DATASET EXTRACT |
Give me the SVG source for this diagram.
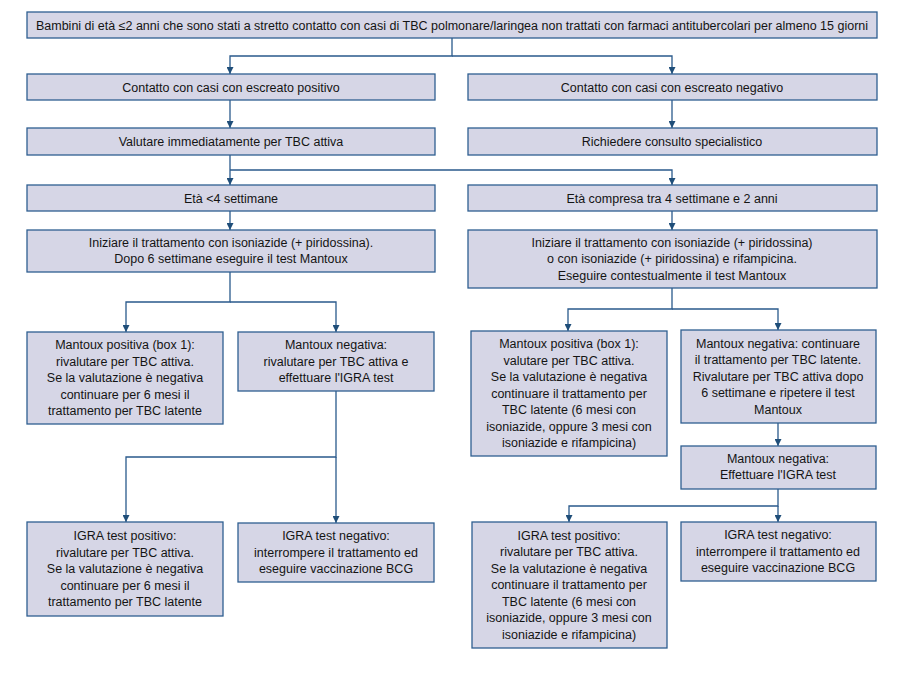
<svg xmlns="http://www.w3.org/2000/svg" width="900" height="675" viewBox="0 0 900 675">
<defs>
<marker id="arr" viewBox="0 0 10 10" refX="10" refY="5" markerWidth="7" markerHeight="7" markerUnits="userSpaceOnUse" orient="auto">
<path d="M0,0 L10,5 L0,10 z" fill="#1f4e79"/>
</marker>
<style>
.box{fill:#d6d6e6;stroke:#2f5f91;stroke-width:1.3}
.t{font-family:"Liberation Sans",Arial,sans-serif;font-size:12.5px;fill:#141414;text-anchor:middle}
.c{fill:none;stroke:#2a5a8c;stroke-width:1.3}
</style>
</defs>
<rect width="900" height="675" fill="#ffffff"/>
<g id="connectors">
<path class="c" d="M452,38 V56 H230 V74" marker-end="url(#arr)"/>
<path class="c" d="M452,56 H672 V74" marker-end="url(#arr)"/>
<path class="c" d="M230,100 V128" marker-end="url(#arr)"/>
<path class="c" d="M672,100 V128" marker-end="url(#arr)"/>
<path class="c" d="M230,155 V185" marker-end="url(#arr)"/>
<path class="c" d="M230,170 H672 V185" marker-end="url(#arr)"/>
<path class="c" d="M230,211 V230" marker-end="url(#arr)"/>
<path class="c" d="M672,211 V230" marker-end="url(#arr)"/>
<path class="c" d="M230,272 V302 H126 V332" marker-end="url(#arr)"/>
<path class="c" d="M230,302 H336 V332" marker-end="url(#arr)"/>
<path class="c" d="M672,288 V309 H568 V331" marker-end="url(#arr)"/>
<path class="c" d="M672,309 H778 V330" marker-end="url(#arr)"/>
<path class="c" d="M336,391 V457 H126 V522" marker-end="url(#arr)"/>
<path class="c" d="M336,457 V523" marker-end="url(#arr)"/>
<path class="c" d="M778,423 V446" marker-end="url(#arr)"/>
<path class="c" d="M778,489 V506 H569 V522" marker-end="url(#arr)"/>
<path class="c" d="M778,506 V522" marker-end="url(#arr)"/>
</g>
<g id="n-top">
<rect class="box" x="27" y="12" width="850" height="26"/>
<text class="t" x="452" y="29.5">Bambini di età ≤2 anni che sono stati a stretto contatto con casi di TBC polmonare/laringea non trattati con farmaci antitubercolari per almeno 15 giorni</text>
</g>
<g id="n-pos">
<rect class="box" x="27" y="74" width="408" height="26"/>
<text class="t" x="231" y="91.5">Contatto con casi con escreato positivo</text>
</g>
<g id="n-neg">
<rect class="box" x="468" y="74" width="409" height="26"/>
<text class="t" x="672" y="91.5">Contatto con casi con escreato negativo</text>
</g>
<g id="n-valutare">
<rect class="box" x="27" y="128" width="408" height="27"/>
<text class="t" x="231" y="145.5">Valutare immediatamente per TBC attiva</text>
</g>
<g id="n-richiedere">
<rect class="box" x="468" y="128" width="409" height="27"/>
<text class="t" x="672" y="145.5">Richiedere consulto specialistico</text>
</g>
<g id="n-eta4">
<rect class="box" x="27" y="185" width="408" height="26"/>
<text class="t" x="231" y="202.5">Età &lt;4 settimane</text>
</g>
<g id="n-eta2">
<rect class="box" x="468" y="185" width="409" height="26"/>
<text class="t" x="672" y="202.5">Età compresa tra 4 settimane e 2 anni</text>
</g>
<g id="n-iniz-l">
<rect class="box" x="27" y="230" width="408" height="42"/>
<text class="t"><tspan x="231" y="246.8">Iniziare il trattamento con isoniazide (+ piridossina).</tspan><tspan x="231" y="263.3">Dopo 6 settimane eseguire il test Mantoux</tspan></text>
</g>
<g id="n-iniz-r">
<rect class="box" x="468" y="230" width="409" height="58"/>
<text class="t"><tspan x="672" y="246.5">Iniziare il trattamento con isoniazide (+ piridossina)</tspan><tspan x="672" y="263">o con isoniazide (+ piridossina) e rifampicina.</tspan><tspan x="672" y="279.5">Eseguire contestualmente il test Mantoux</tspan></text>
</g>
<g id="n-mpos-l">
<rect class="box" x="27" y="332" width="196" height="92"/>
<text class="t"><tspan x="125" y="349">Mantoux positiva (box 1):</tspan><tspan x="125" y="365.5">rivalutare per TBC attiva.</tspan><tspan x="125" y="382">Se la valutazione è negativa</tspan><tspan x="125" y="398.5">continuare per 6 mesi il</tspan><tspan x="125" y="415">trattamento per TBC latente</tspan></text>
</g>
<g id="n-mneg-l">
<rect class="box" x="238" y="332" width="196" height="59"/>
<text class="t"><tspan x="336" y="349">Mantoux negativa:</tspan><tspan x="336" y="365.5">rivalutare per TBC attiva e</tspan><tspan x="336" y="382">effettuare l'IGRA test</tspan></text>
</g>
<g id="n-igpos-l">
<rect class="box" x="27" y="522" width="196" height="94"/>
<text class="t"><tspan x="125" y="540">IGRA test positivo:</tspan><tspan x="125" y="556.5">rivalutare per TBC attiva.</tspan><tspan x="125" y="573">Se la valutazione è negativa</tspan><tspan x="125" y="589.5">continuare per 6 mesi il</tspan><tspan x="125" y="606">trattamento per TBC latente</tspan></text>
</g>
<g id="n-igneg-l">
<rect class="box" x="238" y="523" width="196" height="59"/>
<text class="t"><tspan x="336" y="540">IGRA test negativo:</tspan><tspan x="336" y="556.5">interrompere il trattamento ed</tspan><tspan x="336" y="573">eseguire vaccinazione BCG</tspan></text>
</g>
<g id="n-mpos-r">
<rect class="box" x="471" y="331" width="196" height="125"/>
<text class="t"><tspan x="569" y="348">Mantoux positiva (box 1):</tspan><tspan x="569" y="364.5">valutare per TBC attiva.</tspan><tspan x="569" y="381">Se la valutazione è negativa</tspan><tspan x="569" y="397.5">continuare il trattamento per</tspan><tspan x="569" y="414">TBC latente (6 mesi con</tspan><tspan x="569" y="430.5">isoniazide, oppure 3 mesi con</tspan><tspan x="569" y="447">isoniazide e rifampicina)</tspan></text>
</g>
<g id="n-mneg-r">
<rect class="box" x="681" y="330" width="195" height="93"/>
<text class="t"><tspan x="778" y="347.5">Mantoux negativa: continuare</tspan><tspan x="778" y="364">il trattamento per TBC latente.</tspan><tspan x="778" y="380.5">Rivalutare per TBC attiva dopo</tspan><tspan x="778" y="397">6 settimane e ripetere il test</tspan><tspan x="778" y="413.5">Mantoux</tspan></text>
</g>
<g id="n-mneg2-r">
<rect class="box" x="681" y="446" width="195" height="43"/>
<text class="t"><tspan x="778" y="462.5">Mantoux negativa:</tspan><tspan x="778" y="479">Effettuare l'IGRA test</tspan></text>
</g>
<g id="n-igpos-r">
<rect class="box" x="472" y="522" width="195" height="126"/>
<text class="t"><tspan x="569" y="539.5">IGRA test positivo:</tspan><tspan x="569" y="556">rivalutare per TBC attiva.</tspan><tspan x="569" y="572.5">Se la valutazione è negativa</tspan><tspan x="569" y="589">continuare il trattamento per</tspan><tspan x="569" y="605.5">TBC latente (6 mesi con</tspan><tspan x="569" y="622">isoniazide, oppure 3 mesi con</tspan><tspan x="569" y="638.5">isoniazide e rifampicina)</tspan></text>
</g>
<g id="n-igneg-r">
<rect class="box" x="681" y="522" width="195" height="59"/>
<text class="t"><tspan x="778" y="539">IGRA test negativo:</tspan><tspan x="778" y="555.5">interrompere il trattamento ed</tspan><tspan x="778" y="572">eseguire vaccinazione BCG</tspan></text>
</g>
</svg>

WHAT TO DO |
Every line is to be duplicated exactly, though pictures stay out.

ANSWER FOR THE TASK |
Give me the SVG source for this diagram.
<svg xmlns="http://www.w3.org/2000/svg" width="900" height="675" viewBox="0 0 900 675">
<defs>
<marker id="arr" viewBox="0 0 10 10" refX="10" refY="5" markerWidth="7" markerHeight="7" markerUnits="userSpaceOnUse" orient="auto">
<path d="M0,0 L10,5 L0,10 z" fill="#1f4e79"/>
</marker>
<style>
.box{fill:#d6d6e6;stroke:#2f5f91;stroke-width:1.3}
.t{font-family:"Liberation Sans",Arial,sans-serif;font-size:12.5px;fill:#141414;text-anchor:middle}
.c{fill:none;stroke:#2a5a8c;stroke-width:1.3}
</style>
</defs>
<rect width="900" height="675" fill="#ffffff"/>
<g id="connectors">
<path class="c" d="M452,38 V56 H230 V74" marker-end="url(#arr)"/>
<path class="c" d="M452,56 H672 V74" marker-end="url(#arr)"/>
<path class="c" d="M230,100 V128" marker-end="url(#arr)"/>
<path class="c" d="M672,100 V128" marker-end="url(#arr)"/>
<path class="c" d="M230,155 V185" marker-end="url(#arr)"/>
<path class="c" d="M230,170 H672 V185" marker-end="url(#arr)"/>
<path class="c" d="M230,211 V230" marker-end="url(#arr)"/>
<path class="c" d="M672,211 V230" marker-end="url(#arr)"/>
<path class="c" d="M230,272 V302 H126 V332" marker-end="url(#arr)"/>
<path class="c" d="M230,302 H336 V332" marker-end="url(#arr)"/>
<path class="c" d="M672,288 V309 H568 V331" marker-end="url(#arr)"/>
<path class="c" d="M672,309 H778 V330" marker-end="url(#arr)"/>
<path class="c" d="M336,391 V457 H126 V522" marker-end="url(#arr)"/>
<path class="c" d="M336,457 V523" marker-end="url(#arr)"/>
<path class="c" d="M778,423 V446" marker-end="url(#arr)"/>
<path class="c" d="M778,489 V506 H569 V522" marker-end="url(#arr)"/>
<path class="c" d="M778,506 V522" marker-end="url(#arr)"/>
</g>
<g id="n-top">
<rect class="box" x="27" y="12" width="850" height="26"/>
<text class="t" x="452" y="29.5">Bambini di età ≤2 anni che sono stati a stretto contatto con casi di TBC polmonare/laringea non trattati con farmaci antitubercolari per almeno 15 giorni</text>
</g>
<g id="n-pos">
<rect class="box" x="27" y="74" width="408" height="26"/>
<text class="t" x="231" y="91.5">Contatto con casi con escreato positivo</text>
</g>
<g id="n-neg">
<rect class="box" x="468" y="74" width="409" height="26"/>
<text class="t" x="672" y="91.5">Contatto con casi con escreato negativo</text>
</g>
<g id="n-valutare">
<rect class="box" x="27" y="128" width="408" height="27"/>
<text class="t" x="231" y="145.5">Valutare immediatamente per TBC attiva</text>
</g>
<g id="n-richiedere">
<rect class="box" x="468" y="128" width="409" height="27"/>
<text class="t" x="672" y="145.5">Richiedere consulto specialistico</text>
</g>
<g id="n-eta4">
<rect class="box" x="27" y="185" width="408" height="26"/>
<text class="t" x="231" y="202.5">Età &lt;4 settimane</text>
</g>
<g id="n-eta2">
<rect class="box" x="468" y="185" width="409" height="26"/>
<text class="t" x="672" y="202.5">Età compresa tra 4 settimane e 2 anni</text>
</g>
<g id="n-iniz-l">
<rect class="box" x="27" y="230" width="408" height="42"/>
<text class="t"><tspan x="231" y="246.8">Iniziare il trattamento con isoniazide (+ piridossina).</tspan><tspan x="231" y="263.3">Dopo 6 settimane eseguire il test Mantoux</tspan></text>
</g>
<g id="n-iniz-r">
<rect class="box" x="468" y="230" width="409" height="58"/>
<text class="t"><tspan x="672" y="246.5">Iniziare il trattamento con isoniazide (+ piridossina)</tspan><tspan x="672" y="263">o con isoniazide (+ piridossina) e rifampicina.</tspan><tspan x="672" y="279.5">Eseguire contestualmente il test Mantoux</tspan></text>
</g>
<g id="n-mpos-l">
<rect class="box" x="27" y="332" width="196" height="92"/>
<text class="t"><tspan x="125" y="349">Mantoux positiva (box 1):</tspan><tspan x="125" y="365.5">rivalutare per TBC attiva.</tspan><tspan x="125" y="382">Se la valutazione è negativa</tspan><tspan x="125" y="398.5">continuare per 6 mesi il</tspan><tspan x="125" y="415">trattamento per TBC latente</tspan></text>
</g>
<g id="n-mneg-l">
<rect class="box" x="238" y="332" width="196" height="59"/>
<text class="t"><tspan x="336" y="349">Mantoux negativa:</tspan><tspan x="336" y="365.5">rivalutare per TBC attiva e</tspan><tspan x="336" y="382">effettuare l'IGRA test</tspan></text>
</g>
<g id="n-igpos-l">
<rect class="box" x="27" y="522" width="196" height="94"/>
<text class="t"><tspan x="125" y="540">IGRA test positivo:</tspan><tspan x="125" y="556.5">rivalutare per TBC attiva.</tspan><tspan x="125" y="573">Se la valutazione è negativa</tspan><tspan x="125" y="589.5">continuare per 6 mesi il</tspan><tspan x="125" y="606">trattamento per TBC latente</tspan></text>
</g>
<g id="n-igneg-l">
<rect class="box" x="238" y="523" width="196" height="59"/>
<text class="t"><tspan x="336" y="540">IGRA test negativo:</tspan><tspan x="336" y="556.5">interrompere il trattamento ed</tspan><tspan x="336" y="573">eseguire vaccinazione BCG</tspan></text>
</g>
<g id="n-mpos-r">
<rect class="box" x="471" y="331" width="196" height="125"/>
<text class="t"><tspan x="569" y="348">Mantoux positiva (box 1):</tspan><tspan x="569" y="364.5">valutare per TBC attiva.</tspan><tspan x="569" y="381">Se la valutazione è negativa</tspan><tspan x="569" y="397.5">continuare il trattamento per</tspan><tspan x="569" y="414">TBC latente (6 mesi con</tspan><tspan x="569" y="430.5">isoniazide, oppure 3 mesi con</tspan><tspan x="569" y="447">isoniazide e rifampicina)</tspan></text>
</g>
<g id="n-mneg-r">
<rect class="box" x="681" y="330" width="195" height="93"/>
<text class="t"><tspan x="778" y="347.5">Mantoux negativa: continuare</tspan><tspan x="778" y="364">il trattamento per TBC latente.</tspan><tspan x="778" y="380.5">Rivalutare per TBC attiva dopo</tspan><tspan x="778" y="397">6 settimane e ripetere il test</tspan><tspan x="778" y="413.5">Mantoux</tspan></text>
</g>
<g id="n-mneg2-r">
<rect class="box" x="681" y="446" width="195" height="43"/>
<text class="t"><tspan x="778" y="462.5">Mantoux negativa:</tspan><tspan x="778" y="479">Effettuare l'IGRA test</tspan></text>
</g>
<g id="n-igpos-r">
<rect class="box" x="472" y="522" width="195" height="126"/>
<text class="t"><tspan x="569" y="539.5">IGRA test positivo:</tspan><tspan x="569" y="556">rivalutare per TBC attiva.</tspan><tspan x="569" y="572.5">Se la valutazione è negativa</tspan><tspan x="569" y="589">continuare il trattamento per</tspan><tspan x="569" y="605.5">TBC latente (6 mesi con</tspan><tspan x="569" y="622">isoniazide, oppure 3 mesi con</tspan><tspan x="569" y="638.5">isoniazide e rifampicina)</tspan></text>
</g>
<g id="n-igneg-r">
<rect class="box" x="681" y="522" width="195" height="59"/>
<text class="t"><tspan x="778" y="539">IGRA test negativo:</tspan><tspan x="778" y="555.5">interrompere il trattamento ed</tspan><tspan x="778" y="572">eseguire vaccinazione BCG</tspan></text>
</g>
</svg>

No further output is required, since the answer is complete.